Gilbert Keith Chesterton |
The spirit and
direction of the country seemed different. As G.K. Chesterton observed at this
time,
In the case of America, indeed, a warning to this effect is
instant and essential. America, of course, like every other human thing, can in
spiritual sense live or die as much as it chooses. But at the present moment
the matter which America has very seriously to consider is not how near it is
to its birth and beginning, but how near it may be to its end. It is only a
verbal question whether the American civilization is young; it may become a
very practical and urgent question whether it is dying. (G.K. Chesterton, Heretics.
Hollywood, Florida: Simon and Brown, Publishers, 2011, 177.)
There will always
be an ongoing temptation in every time and place to replace the true power with
which private property naturally vests an owner, with the ephemeral pseudo
power that comes from State protection of the propertyless. The only choice
facing the American Republic, therefore, seemed to be between capitalism, with
its concentration of ownership in the hands of a private sector elite, and
socialism, with its concentration of ownership or control in the hands of the
State.

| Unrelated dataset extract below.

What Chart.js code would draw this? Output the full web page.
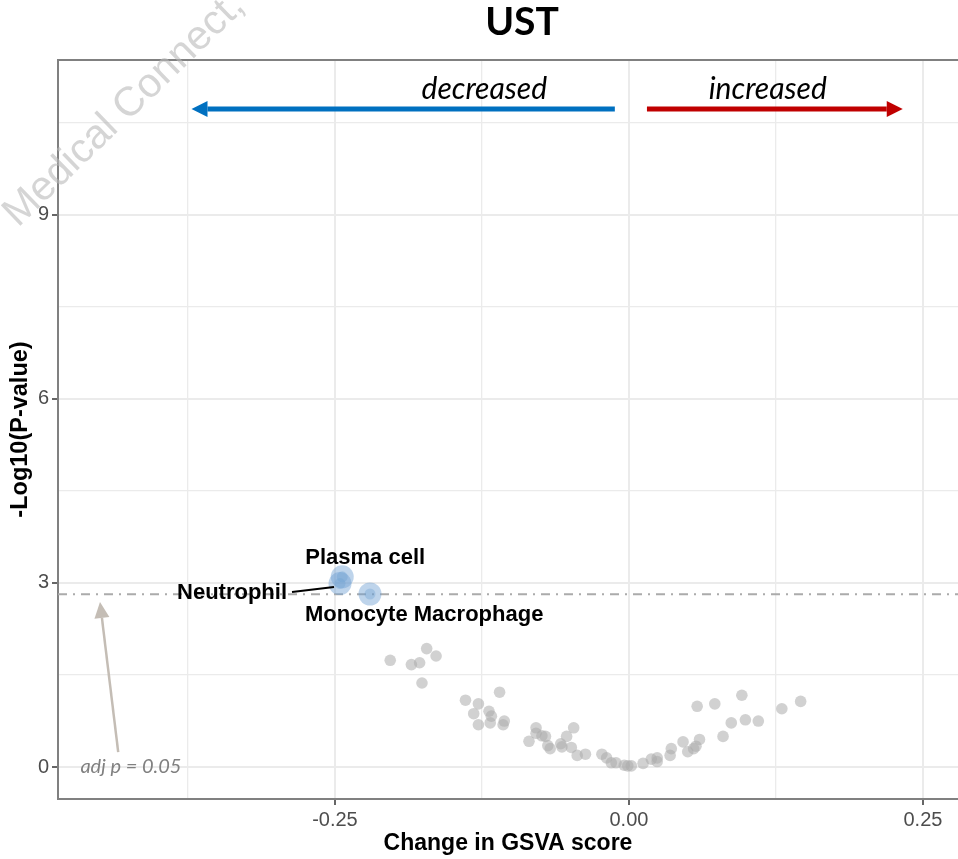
<!DOCTYPE html>
<html><head><meta charset="utf-8">
<script src="https://cdn.jsdelivr.net/npm/chart.js@4/dist/chart.umd.min.js"></script>
<style>html,body{margin:0;padding:0;background:#fff}#wrap{width:958px;height:859px;position:relative}</style>
</head><body><div id="wrap"><canvas id="c" width="958" height="859"></canvas></div>
<script>
// ---- data ----
const labelledNames = ['Plasma cell', 'Neutrophil', 'Monocyte Macrophage'];
const labelledChange = [-0.2438, -0.2457, -0.2202];
const labelledLogP = [3.10, 2.99, 2.82];
const otherChange = [-0.203,-0.185,-0.178,-0.172,-0.164,-0.176,-0.139,-0.128,-0.132,-0.128,-0.119,-0.117,-0.118,-0.110,-0.106,-0.107,-0.085,-0.079,-0.079,-0.074,-0.071,-0.069,-0.067,-0.058,-0.057,-0.053,-0.047,-0.049,-0.044,-0.037,-0.023,-0.019,-0.015,-0.011,-0.004,-0.001,0.002,0.012,0.019,0.024,0.024,0.035,0.036,0.046,0.050,0.055,0.057,0.060,0.058,0.073,0.080,0.087,0.096,0.099,0.110,0.130,0.146];
const otherLogP = [1.74,1.67,1.70,1.93,1.81,1.37,1.09,1.03,0.87,0.69,0.91,0.83,0.72,1.22,0.75,0.69,0.42,0.64,0.55,0.51,0.50,0.35,0.30,0.38,0.33,0.50,0.64,0.32,0.19,0.21,0.21,0.15,0.07,0.07,0.03,0.02,0.02,0.06,0.13,0.15,0.09,0.19,0.30,0.41,0.25,0.30,0.34,0.45,0.99,1.03,0.50,0.72,1.17,0.77,0.75,0.95,1.07];
const thresholdLogP = 2.816;
const xTickValues = [-0.375, -0.25, -0.125, 0, 0.125, 0.25];
const xTickLabels = ['', '-0.25', '', '0.00', '', '0.25'];
const yTickValues = [0, 1.5, 3, 4.5, 6, 7.5, 9, 10.5];
const yTickLabels = ['0', '', '3', '', '6', '', '9', ''];
const xRange = [-0.4855, 0.2798];
const yRange = [-0.52, 11.52];

// ---- annotation styles (positions in data units / pixel offsets) ----
const ann = {
  title: 'UST',
  decreased: { text: 'decreased', x: -0.123, from: -0.012, to: -0.372, ay: 10.72, color: '#0070C0' },
  increased: { text: 'increased', x: 0.118, from: 0.0153, to: 0.2328, ay: 10.72, color: '#C00000' },
  adj: { text: 'adj p = 0.05', x: -0.4235, y: 0, tailX: -0.4343, tailY: 0.245, tipX: -0.4498, tipY: 2.69 }
};

const SANS = "'Liberation Sans', Arial, Helvetica, sans-serif";
const CAL = "Lato, 'Open Sans', sans-serif";

function arrow(ctx, x1, y1, x2, y2, color, lw, headLen, headHalf) {
  const ang = Math.atan2(y2 - y1, x2 - x1);
  const bx = x2 - Math.cos(ang) * headLen, by = y2 - Math.sin(ang) * headLen;
  ctx.save();
  ctx.strokeStyle = color; ctx.fillStyle = color; ctx.lineWidth = lw; ctx.lineCap = 'butt';
  ctx.beginPath(); ctx.moveTo(x1, y1); ctx.lineTo(bx, by); ctx.stroke();
  ctx.beginPath();
  ctx.moveTo(x2, y2);
  ctx.lineTo(bx + Math.sin(ang) * headHalf, by - Math.cos(ang) * headHalf);
  ctx.lineTo(bx - Math.sin(ang) * headHalf, by + Math.cos(ang) * headHalf);
  ctx.closePath(); ctx.fill();
  ctx.restore();
}

const annotPlugin = {
  id: 'annot',
  afterDraw(chart) {
    const ctx = chart.ctx, xs = chart.scales.x, ys = chart.scales.y, ca = chart.chartArea;
    ctx.save();
    // top panel border
    ctx.strokeStyle = '#808080'; ctx.lineWidth = 2;
    ctx.beginPath(); ctx.moveTo(ca.left - 1, ca.top); ctx.lineTo(ca.right, ca.top); ctx.stroke();

    // title
    ctx.fillStyle = '#000'; ctx.font = "bold 39px " + CAL; ctx.textAlign = 'center'; ctx.textBaseline = 'alphabetic';
    ctx.fillText(ann.title, 522, 35);

    // direction arrows + text
    [ann.decreased, ann.increased].forEach(a => {
      const ay = ys.getPixelForValue(a.ay);
      arrow(ctx, xs.getPixelForValue(a.from), ay, xs.getPixelForValue(a.to), ay, a.color, 5, 16, 8);
      ctx.fillStyle = '#000'; ctx.font = "italic 30px " + CAL; ctx.textAlign = 'center'; ctx.textBaseline = 'alphabetic';
      ctx.fillText(a.text, xs.getPixelForValue(a.x), 99);
    });

    // point labels
    const px = i => xs.getPixelForValue(labelledChange[i]);
    const py = i => ys.getPixelForValue(labelledLogP[i]);
    ctx.fillStyle = '#000'; ctx.font = "bold 22px " + SANS; ctx.textBaseline = 'middle';
    ctx.textAlign = 'left';
    ctx.fillText(labelledNames[0], px(0) - 37, py(0) - 19);
    ctx.fillText(labelledNames[2], px(2) - 65, py(2) + 21);
    ctx.textAlign = 'right';
    ctx.fillText(labelledNames[1], px(1) - 53, py(1) + 9);
    ctx.strokeStyle = '#000'; ctx.lineWidth = 2;
    ctx.beginPath(); ctx.moveTo(px(1) - 48, py(1) + 8.5); ctx.lineTo(px(1) - 6, py(1) + 3.5); ctx.stroke();

    // adj p annotation
    const ad = ann.adj;
    arrow(ctx, xs.getPixelForValue(ad.tailX), ys.getPixelForValue(ad.tailY), xs.getPixelForValue(ad.tipX), ys.getPixelForValue(ad.tipY), '#C4BDB5', 2.5, 16, 7.5);
    ctx.fillStyle = '#808080'; ctx.font = "italic 20px " + CAL; ctx.textAlign = 'center'; ctx.textBaseline = 'alphabetic';
    ctx.fillText(ad.text, xs.getPixelForValue(ad.x), ys.getPixelForValue(ad.y) + 6);

    // watermark
    ctx.save();
    ctx.translate(18, 228); ctx.rotate(-44 * Math.PI / 180);
    ctx.fillStyle = 'rgba(185,185,185,0.6)'; ctx.font = "41px " + SANS; ctx.textAlign = 'left'; ctx.textBaseline = 'alphabetic';
    ctx.fillText('Medical Connect,', 0, 0);
    ctx.restore();

    ctx.restore();
  }
};

const toPts = (xa, ya) => xa.map((x, i) => ({ x, y: ya[i] }));

new Chart(document.getElementById('c').getContext('2d'), {
  type: 'scatter',
  data: {
    datasets: [
      { label: 'threshold', type: 'line', data: xRange.map(x => ({ x, y: thresholdLogP })), borderColor: '#ABABAB', borderWidth: 2, borderDash: [9, 6, 2, 6], pointRadius: 0, fill: false, order: 4 },
      { label: 'other', data: toPts(otherChange, otherLogP), backgroundColor: 'rgba(172,172,172,0.55)', borderWidth: 0, pointRadius: 5.8, order: 3 },
      { label: 'labelledHalo', data: toPts(labelledChange, labelledLogP), backgroundColor: 'rgba(110,160,210,0.45)', borderWidth: 0, pointRadius: 11.5, order: 2 },
      { label: 'labelledCore', data: toPts(labelledChange, labelledLogP), backgroundColor: 'rgba(110,160,210,0.35)', borderWidth: 0, pointRadius: 5.5, order: 1 }
    ]
  },
  options: {
    responsive: false, animation: false, devicePixelRatio: 1,
    layout: { autoPadding: false, padding: { top: 60, left: 0, right: 0, bottom: 0 } },
    plugins: { legend: { display: false }, tooltip: { enabled: false }, title: { display: false } },
    scales: {
      x: {
        type: 'linear', min: xRange[0], max: xRange[1],
        afterFit(s) { s.height = 60; s.paddingLeft = 0; s.paddingRight = 0; },
        afterBuildTicks(s) { s.ticks = xTickValues.map(v => ({ value: v })); },
        ticks: { autoSkip: false, maxRotation: 0, padding: 3, color: '#4D4D4D', font: { size: 20, family: SANS }, callback: (v, i) => xTickLabels[i] },
        grid: { color: '#EBEBEB', lineWidth: c => (xTickLabels[c.index] ? 2 : 1.3), tickLength: 6, tickWidth: 1.5, tickColor: c => (xTickLabels[c.index] ? '#333333' : 'rgba(0,0,0,0)') },
        border: { display: true, color: '#808080', width: 2 },
        title: { display: true, text: 'Change in GSVA score', color: '#000', font: { size: 23, weight: 'bold', family: SANS }, padding: { top: 0, bottom: 2 } }
      },
      y: {
        type: 'linear', min: yRange[0], max: yRange[1],
        afterFit(s) { s.width = 58; s.paddingTop = 0; s.paddingBottom = 0; },
        afterBuildTicks(s) { s.ticks = yTickValues.map(v => ({ value: v })); },
        ticks: { autoSkip: false, padding: 3, color: '#4D4D4D', font: { size: 20, family: SANS }, callback: (v, i) => yTickLabels[i] },
        grid: { color: '#EBEBEB', lineWidth: c => (yTickLabels[c.index] ? 2 : 1.3), tickLength: 6, tickWidth: 1.5, tickColor: c => (yTickLabels[c.index] ? '#333333' : 'rgba(0,0,0,0)') },
        border: { display: true, color: '#808080', width: 2 },
        title: { display: true, text: '-Log10(P-value)', color: '#000', font: { size: 23.5, weight: 'bold', family: SANS }, padding: { top: 6, bottom: 0 } }
      }
    }
  },
  plugins: [annotPlugin]
});
</script></body></html>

The only question was whether the vested interests of the private sector
control the government that controlled the economy, or would the people control
the government?
In neither case
was the possibility of power subsisting directly in the people through
broad-based capital ownership addressed. The obvious threat of uncontrolled
growth of State power, or that of a private sector elite, made for an extremely
unstable social situation. As Herbert Knox Smith (1869-1931), Roosevelt’s
Commissioner of Corporations, described it,
Herbert Knox Smith |
In 1900 the surface of American life was, as it were,
hardening, was growing less plastic. Dangerous division lines were opening from
the pressures beneath, splitting the unity of the nation. The great trust
movement was in full force, sweeping into a few hands special industrial
privileges, the control of natural resources, and decisive advantages in
transportation. Individual opportunity and the open highways of commerce were
narrowing. Great corporations were considering themselves above the law, with
the cynical but increasing concurrence of the public. A sinister atmosphere was
gathering, menacing to American initiative and American ideals.
These recognized inequalities, with the twisted standards
which they implied, were moving strongly toward national disunity — that
profound disunity which in a democratic people must result from confessed
differences in privilege and opportunity. (Herbert Knox Smith, “The Great
Progressive,” Foreword to Social Justice and Popular Rule. New York:
Charles Scribner’s Sons, 1926, xi.)
In short, the
divide between the propertied and the propertyless was growing. If something
were not done, the stage would be set for much greater problems in the future.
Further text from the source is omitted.